(Code that draws figures)
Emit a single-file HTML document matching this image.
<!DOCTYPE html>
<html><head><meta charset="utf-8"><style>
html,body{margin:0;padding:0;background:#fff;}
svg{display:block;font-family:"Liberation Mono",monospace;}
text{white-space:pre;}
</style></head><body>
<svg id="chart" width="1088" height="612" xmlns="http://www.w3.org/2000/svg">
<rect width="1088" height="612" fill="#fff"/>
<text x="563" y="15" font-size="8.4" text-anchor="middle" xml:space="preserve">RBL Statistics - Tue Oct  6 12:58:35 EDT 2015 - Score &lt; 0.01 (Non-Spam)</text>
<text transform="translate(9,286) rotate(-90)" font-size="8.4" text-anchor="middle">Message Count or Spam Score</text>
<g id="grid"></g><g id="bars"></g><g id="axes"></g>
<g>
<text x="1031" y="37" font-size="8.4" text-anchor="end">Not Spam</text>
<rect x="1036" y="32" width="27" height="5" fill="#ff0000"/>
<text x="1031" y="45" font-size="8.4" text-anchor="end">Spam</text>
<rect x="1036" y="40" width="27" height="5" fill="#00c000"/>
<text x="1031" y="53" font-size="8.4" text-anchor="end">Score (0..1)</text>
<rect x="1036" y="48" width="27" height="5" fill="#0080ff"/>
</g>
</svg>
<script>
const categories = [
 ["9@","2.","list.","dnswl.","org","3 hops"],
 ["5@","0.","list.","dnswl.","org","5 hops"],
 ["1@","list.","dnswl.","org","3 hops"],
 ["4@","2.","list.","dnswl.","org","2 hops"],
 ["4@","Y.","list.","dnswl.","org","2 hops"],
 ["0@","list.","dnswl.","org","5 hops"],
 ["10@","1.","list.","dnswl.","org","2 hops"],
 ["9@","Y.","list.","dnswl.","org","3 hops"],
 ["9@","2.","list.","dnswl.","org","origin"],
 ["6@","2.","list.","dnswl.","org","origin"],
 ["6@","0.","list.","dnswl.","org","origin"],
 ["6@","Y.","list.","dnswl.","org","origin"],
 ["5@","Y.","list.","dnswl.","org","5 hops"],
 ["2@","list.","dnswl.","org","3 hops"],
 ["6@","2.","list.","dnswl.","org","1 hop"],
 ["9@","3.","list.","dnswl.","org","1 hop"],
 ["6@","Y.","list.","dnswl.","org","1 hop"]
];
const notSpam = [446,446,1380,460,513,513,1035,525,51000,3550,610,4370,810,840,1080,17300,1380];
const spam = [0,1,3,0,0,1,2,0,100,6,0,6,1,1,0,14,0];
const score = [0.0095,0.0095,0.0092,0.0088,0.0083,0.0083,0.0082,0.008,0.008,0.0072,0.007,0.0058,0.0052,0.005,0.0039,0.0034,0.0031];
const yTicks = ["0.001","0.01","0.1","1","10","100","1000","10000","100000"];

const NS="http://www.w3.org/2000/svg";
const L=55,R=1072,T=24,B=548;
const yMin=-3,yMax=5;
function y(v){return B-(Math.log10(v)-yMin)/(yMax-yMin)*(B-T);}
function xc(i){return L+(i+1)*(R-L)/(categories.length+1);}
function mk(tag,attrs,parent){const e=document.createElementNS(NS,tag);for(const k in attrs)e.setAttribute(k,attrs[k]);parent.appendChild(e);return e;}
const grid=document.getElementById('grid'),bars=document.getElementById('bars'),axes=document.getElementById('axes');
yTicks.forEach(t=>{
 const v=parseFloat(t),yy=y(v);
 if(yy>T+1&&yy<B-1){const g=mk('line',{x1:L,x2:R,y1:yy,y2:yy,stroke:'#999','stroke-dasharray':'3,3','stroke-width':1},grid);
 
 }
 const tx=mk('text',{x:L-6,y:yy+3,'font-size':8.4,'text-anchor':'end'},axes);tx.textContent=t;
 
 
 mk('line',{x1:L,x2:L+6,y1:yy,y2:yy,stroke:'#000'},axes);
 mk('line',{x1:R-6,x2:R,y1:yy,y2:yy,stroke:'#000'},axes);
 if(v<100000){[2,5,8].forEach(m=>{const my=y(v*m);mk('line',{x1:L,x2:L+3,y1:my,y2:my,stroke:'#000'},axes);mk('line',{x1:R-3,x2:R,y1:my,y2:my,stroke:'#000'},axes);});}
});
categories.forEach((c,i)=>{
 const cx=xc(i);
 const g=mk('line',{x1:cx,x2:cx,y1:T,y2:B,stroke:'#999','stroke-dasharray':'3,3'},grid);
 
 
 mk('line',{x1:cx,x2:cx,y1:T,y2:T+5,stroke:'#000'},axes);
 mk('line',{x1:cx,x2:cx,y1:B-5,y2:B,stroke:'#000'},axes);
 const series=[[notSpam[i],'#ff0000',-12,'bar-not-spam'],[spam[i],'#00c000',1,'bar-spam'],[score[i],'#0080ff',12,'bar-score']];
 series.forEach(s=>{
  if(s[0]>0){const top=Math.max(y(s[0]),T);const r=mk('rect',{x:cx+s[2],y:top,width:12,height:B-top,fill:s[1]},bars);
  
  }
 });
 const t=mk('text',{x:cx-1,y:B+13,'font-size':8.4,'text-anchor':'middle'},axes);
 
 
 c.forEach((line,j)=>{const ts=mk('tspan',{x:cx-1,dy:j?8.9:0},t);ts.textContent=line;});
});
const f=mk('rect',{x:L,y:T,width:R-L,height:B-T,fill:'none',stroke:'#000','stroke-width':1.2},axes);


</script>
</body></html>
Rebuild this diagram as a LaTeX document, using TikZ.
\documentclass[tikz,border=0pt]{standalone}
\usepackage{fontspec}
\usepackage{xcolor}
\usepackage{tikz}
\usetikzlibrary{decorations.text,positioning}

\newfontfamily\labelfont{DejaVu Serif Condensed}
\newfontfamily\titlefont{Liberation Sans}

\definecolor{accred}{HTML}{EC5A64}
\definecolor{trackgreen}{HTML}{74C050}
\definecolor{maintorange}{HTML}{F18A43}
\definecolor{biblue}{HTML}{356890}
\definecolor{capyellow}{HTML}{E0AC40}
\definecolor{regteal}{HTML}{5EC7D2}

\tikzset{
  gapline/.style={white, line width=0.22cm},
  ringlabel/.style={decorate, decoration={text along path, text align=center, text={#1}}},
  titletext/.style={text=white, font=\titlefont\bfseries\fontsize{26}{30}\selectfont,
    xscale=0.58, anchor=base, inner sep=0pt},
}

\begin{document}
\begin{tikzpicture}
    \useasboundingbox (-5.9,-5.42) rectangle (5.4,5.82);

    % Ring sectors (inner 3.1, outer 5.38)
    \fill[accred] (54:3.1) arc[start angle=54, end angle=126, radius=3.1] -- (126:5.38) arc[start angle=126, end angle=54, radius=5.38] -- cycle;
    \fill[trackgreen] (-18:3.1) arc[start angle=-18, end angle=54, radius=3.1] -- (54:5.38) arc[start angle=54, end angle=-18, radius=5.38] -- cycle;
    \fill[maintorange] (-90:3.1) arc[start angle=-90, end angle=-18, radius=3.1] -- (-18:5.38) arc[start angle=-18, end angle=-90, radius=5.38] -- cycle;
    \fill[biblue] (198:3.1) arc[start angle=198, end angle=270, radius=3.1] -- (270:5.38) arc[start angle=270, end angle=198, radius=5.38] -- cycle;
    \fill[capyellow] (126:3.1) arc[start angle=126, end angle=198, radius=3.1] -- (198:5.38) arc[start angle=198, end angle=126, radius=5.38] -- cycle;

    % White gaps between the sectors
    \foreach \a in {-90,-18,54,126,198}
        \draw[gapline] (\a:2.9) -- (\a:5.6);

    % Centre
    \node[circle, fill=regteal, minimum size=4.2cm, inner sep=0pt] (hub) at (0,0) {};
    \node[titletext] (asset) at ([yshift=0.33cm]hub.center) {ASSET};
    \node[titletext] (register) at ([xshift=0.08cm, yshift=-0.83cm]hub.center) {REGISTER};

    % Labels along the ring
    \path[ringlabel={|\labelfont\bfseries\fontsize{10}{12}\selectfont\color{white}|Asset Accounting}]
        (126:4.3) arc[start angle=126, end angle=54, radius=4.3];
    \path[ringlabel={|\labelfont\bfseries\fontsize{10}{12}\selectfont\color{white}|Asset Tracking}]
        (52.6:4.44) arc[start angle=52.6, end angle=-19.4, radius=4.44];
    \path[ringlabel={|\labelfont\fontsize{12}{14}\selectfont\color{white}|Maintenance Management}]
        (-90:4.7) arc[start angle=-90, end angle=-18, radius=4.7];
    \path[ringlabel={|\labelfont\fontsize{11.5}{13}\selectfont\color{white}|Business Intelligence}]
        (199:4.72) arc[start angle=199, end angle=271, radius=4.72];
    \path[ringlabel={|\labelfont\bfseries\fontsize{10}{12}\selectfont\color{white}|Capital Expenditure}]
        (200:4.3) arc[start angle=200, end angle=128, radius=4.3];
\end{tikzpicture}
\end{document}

Problem statement ▸ Emit only the lines from the one containing "Rebuild this diagram" through the one containing "(-5.9,-5.42) rectangle (5.4,5.82);", copied exactly.

Expected answer ▸
Rebuild this diagram as a LaTeX document, using TikZ.
\documentclass[tikz,border=0pt]{standalone}
\usepackage{fontspec}
\usepackage{xcolor}
\usepackage{tikz}
\usetikzlibrary{decorations.text,positioning}

\newfontfamily\labelfont{DejaVu Serif Condensed}
\newfontfamily\titlefont{Liberation Sans}

\definecolor{accred}{HTML}{EC5A64}
\definecolor{trackgreen}{HTML}{74C050}
\definecolor{maintorange}{HTML}{F18A43}
\definecolor{biblue}{HTML}{356890}
\definecolor{capyellow}{HTML}{E0AC40}
\definecolor{regteal}{HTML}{5EC7D2}

\tikzset{
  gapline/.style={white, line width=0.22cm},
  ringlabel/.style={decorate, decoration={text along path, text align=center, text={#1}}},
  titletext/.style={text=white, font=\titlefont\bfseries\fontsize{26}{30}\selectfont,
    xscale=0.58, anchor=base, inner sep=0pt},
}

\begin{document}
\begin{tikzpicture}
    \useasboundingbox (-5.9,-5.42) rectangle (5.4,5.82);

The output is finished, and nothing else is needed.